Objective ->
Output the first line of the listing and each line after it, up to and including the line that contains "بیکاران کانون های", exactly as written, minus the pictures.

Data provided ->
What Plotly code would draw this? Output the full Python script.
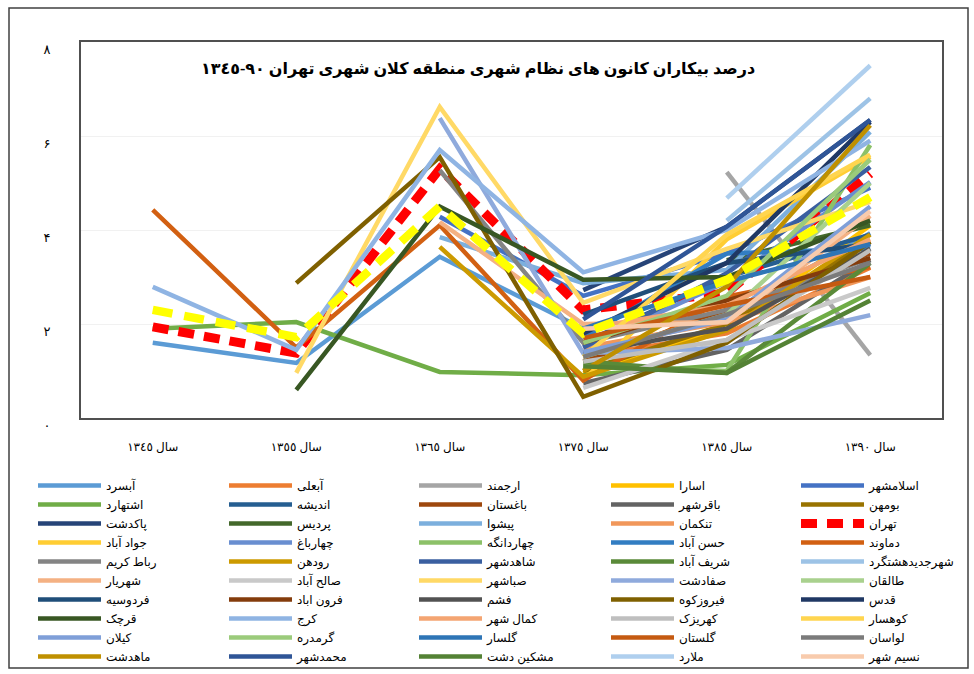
import plotly.graph_objects as go

categories = ["سال ١٣٤٥", "سال ١٣٥٥", "سال ١٣٦٥", "سال ١٣٧٥", "سال ١٣٨٥", "سال ١٣٩٠"]
y_tick_values = [0, 2, 4, 6, 8]
y_tick_labels = ["۰", "۲", "۴", "۶", "۸"]
title_text = "<b>درصد بیکاران کانون های نظام شهری منطقه کلان شهری تهران ٩٠-١٣٤٥</b>"

N = None
s_absard = [1.6, 1.17, 3.43, 1.9, 2.2, 3.93]
s_abali = [N, N, N, 1.3, 1.8, 3.2]
s_arjomand = [N, N, N, N, 5.23, 1.34]
s_asara = [N, N, N, 0.95, 1.9, 4.1]
s_eslamshahr = [N, N, 4.28, 2.6, 3.5, 4.9]
s_eshtehard = [1.9, 2.04, 0.98, 0.91, 1.13, 2.66]
s_andisheh = [N, N, N, 1.6, 3.0, 3.9]
s_baghestan = [N, N, N, 1.2, 2.3, 3.5]
s_bagershahr = [N, N, N, 0.74, 1.45, 3.36]
s_boomehen = [N, N, N, 1.0, 2.0, 3.75]
s_pakdasht = [N, N, N, 2.72, 4.07, 6.34]
s_pardis = [N, N, N, N, 3.36, 4.1]
s_pishva = [N, N, 3.85, 2.87, 3.15, 6.09]
s_tankaman = [N, N, N, 1.5, 2.04, 3.0]
s_tehran = [1.94, 1.38, 5.3, 2.3, 2.66, 5.2]
s_javadabad = [N, N, N, 0.8, 3.8, 5.56]
s_chaharbagh = [N, N, N, 1.5, 2.9, 5.02]
s_chahardangeh = [N, N, N, 1.1, 1.0, 5.81]
s_hasanabad = [N, N, N, 1.7, 3.5, 3.6]
s_damavand = [4.43, 1.5, 4.1, 0.8, 2.58, 3.21]
s_robatkarim = [N, N, 5.27, 1.6, 2.3, 3.4]
s_roudehen = [N, N, 3.64, 0.88, 1.87, 3.9]
s_shahedshahr = [N, N, N, 1.5, 3.08, 5.34]
s_sharifabad = [N, N, N, 1.2, 0.96, 3.3]
s_hashtgerd = [N, N, N, N, 4.2, 6.8]
s_shahriar = [N, N, 4.17, 2.0, 2.04, 4.3]
s_salehabad = [N, N, N, 0.64, 1.66, 2.77]
s_sabashahr = [N, 0.96, 6.62, 2.45, 3.6, 4.6]
s_safadasht = [N, N, 6.38, 1.38, 1.49, 2.19]
s_taleghan = [N, N, N, 1.3, 2.2, 5.0]
s_ferdowsieh = [N, N, N, 2.2, 3.3, 3.7]
s_ferunabad = [N, N, N, 1.6, 2.5, 3.4]
s_fasham = [N, N, N, 1.4, 1.9, 3.6]
s_firuzkuh = [N, 2.87, 5.55, 0.45, 1.6, 3.75]
s_qods = [N, N, N, 1.8, 3.3, 6.3]
s_qarchak = [N, 0.6, 4.5, 2.94, 3.0, 4.2]
s_karaj = [2.79, 1.45, 5.7, 3.1, 4.0, 5.9]
s_kamalshahr = [N, N, N, 1.9, 2.4, 3.8]
s_kahrizak = [N, N, N, 1.2, 1.66, 3.57]
s_kuhsar = [N, N, N, 1.3, 3.9, 5.6]
s_kilan = [N, N, N, 1.4, 2.1, 4.5]
s_garmdareh = [N, N, N, 1.6, 2.6, 5.5]
s_golsar = [N, N, N, 1.9, 2.9, 3.7]
s_golestan = [N, N, N, 1.7, 2.4, 3.0]
s_lavasan = [N, N, N, 1.3, 2.2, 3.3]
s_mahdasht = [N, N, N, 1.0, 2.8, 6.23]
s_mohammadshahr = [N, N, N, 2.1, 4.07, 6.34]
s_meshkindasht = [N, N, N, 1.1, 0.96, 2.5]
s_malard = [N, N, N, N, 4.68, 7.5]
s_nasimshahr = [N, N, N, 1.9, 2.04, 4.4]
s_average = [2.3, 1.72, 4.5, 1.8, 2.94, 4.7]

series_names = [
    "آبسرد", "آبعلی", "ارجمند", "اسارا", "اسلامشهر",
    "اشتهارد", "اندیشه", "باغستان", "باقرشهر", "بومهن",
    "پاکدشت", "پردیس", "پیشوا", "تنکمان", "تهران",
    "جواد آباد", "چهارباغ", "چهاردانگه", "حسن آباد", "دماوند",
    "رباط کریم", "رودهن", "شاهدشهر", "شریف آباد", "شهرجدیدهشتگرد",
    "شهریار", "صالح آباد", "صباشهر", "صفادشت", "طالقان",
    "فردوسیه", "فرون اباد", "فشم", "فیروزکوه", "قدس",
    "قرچک", "کرج", "کمال شهر", "کهریزک", "کوهسار",
    "کیلان", "گرمدره", "گلسار", "گلستان", "لواسان",
    "ماهدشت", "محمدشهر", "مشکین دشت", "ملارد", "نسیم شهر",
]
series_values = [
    s_absard, s_abali, s_arjomand, s_asara, s_eslamshahr,
    s_eshtehard, s_andisheh, s_baghestan, s_bagershahr, s_boomehen,
    s_pakdasht, s_pardis, s_pishva, s_tankaman, s_tehran,
    s_javadabad, s_chaharbagh, s_chahardangeh, s_hasanabad, s_damavand,
    s_robatkarim, s_roudehen, s_shahedshahr, s_sharifabad, s_hashtgerd,
    s_shahriar, s_salehabad, s_sabashahr, s_safadasht, s_taleghan,
    s_ferdowsieh, s_ferunabad, s_fasham, s_firuzkuh, s_qods,
    s_qarchak, s_karaj, s_kamalshahr, s_kahrizak, s_kuhsar,
    s_kilan, s_garmdareh, s_golsar, s_golestan, s_lavasan,
    s_mahdasht, s_mohammadshahr, s_meshkindasht, s_malard, s_nasimshahr,
]
series_colors = [
    "#5B9BD5", "#ED7D31", "#A5A5A5", "#FFC000", "#4472C4",
    "#70AD47", "#255E91", "#9E480E", "#636363", "#997300",
    "#264478", "#43682B", "#7CAFDD", "#F1975A", "#FF0000",
    "#FFCD33", "#698ED0", "#8CC168", "#327DC2", "#D26012",
    "#848484", "#CC9A00", "#3A5FA0", "#5A8A39", "#9DC3E6",
    "#F4B183", "#C9C9C9", "#FFD966", "#8FAADC", "#A9D18E",
    "#1F4E79", "#843C0C", "#525252", "#7F6000", "#203864",
    "#385723", "#8FB4E3", "#F4A572", "#BFBFBF", "#FFD54F",
    "#7F9FD8", "#9BCB7B", "#2E75B6", "#C55A11", "#7B7B7B",
    "#BF9000", "#2F5597", "#548235", "#AFCFEE", "#F8CBAD",
]

W, H = 974, 674
L, R, T, B = 81, 32, 42, 256
pw, ph = W - L - R, H - T - B

def px_x(p):
    return (p - L) / pw

def px_y(p):
    return (H - B - p) / ph

fig = go.Figure()
font_fam = "Liberation Serif, DejaVu Sans, serif"
legend_ids = ["legend", "legend2", "legend3", "legend4", "legend5"]
legend_cols_px = [33, 224, 414, 606, 796]

for i, (name, vals, col) in enumerate(zip(series_names, series_values, series_colors)):
    if name == "تهران":
        line = dict(color=col, width=9, dash="16px,10px")
    else:
        line = dict(color=col, width=4.5)
    fig.add_trace(go.Scatter(x=categories, y=vals, mode="lines", name=name,
                             line=line, connectgaps=False,
                             legend=legend_ids[i % 5]))

fig.add_trace(go.Scatter(x=categories, y=s_average, mode="lines", name="میانگین",
                         line=dict(color="#FFFF00", width=8.5, dash="20px,12px"),
                         showlegend=False))

legend_common = dict(orientation="v", xanchor="left", yanchor="top",
                     itemwidth=63, font=dict(size=12, family=font_fam, color="black"),
                     traceorder="normal", bgcolor="rgba(0,0,0,0)", borderwidth=0)
legend_layout = {}
for lid, cx in zip(legend_ids, legend_cols_px):
    legend_layout[lid] = dict(legend_common, x=px_x(cx), y=px_y(471))

fig.update_layout(
    width=W, height=H,
    margin=dict(l=L, r=R, t=T, b=B, pad=0, autoexpand=False),
    paper_bgcolor="white", plot_bgcolor="white",
    font=dict(family=font_fam, color="black", size=13),
    title=dict(text=title_text, x=478 / W, xref="container", xanchor="center",
               y=1 - 68 / H, yref="container", yanchor="middle",
               font=dict(size=16, family=font_fam, color="black")),
    xaxis=dict(type="category", range=[-0.5, 5.5], showgrid=False, zeroline=False,
               showline=True, mirror=True, linecolor="#505050", linewidth=2,
               ticks="", ticklabelstandoff=17, tickfont=dict(size=12, family=font_fam)),
    yaxis=dict(range=[0, 8], tickvals=y_tick_values, ticktext=y_tick_labels,
               showgrid=True, gridcolor="#f1f1f1", gridwidth=1, zeroline=False,
               showline=True, mirror=True, linecolor="#505050", linewidth=2,
               ticks="", ticklabelstandoff=26, ticklabelshift=7,
               tickfont=dict(size=13, family=font_fam)),
    showlegend=True,
    shapes=[dict(type="rect", xref="paper", yref="paper",
                 x0=px_x(9), x1=px_x(968), y0=px_y(668), y1=px_y(8),
                 line=dict(color="#404040", width=1.5), layer="below")],
    **legend_layout,
)

fig.write_html("out.html", config={"displayModeBar": False},
               post_script="document.body.style.margin='0px';document.body.style.overflow='hidden';")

Complete response ->
What Plotly code would draw this? Output the full Python script.
import plotly.graph_objects as go

categories = ["سال ١٣٤٥", "سال ١٣٥٥", "سال ١٣٦٥", "سال ١٣٧٥", "سال ١٣٨٥", "سال ١٣٩٠"]
y_tick_values = [0, 2, 4, 6, 8]
y_tick_labels = ["۰", "۲", "۴", "۶", "۸"]
title_text = "<b>درصد بیکاران کانون های نظام شهری منطقه کلان شهری تهران ٩٠-١٣٤٥</b>"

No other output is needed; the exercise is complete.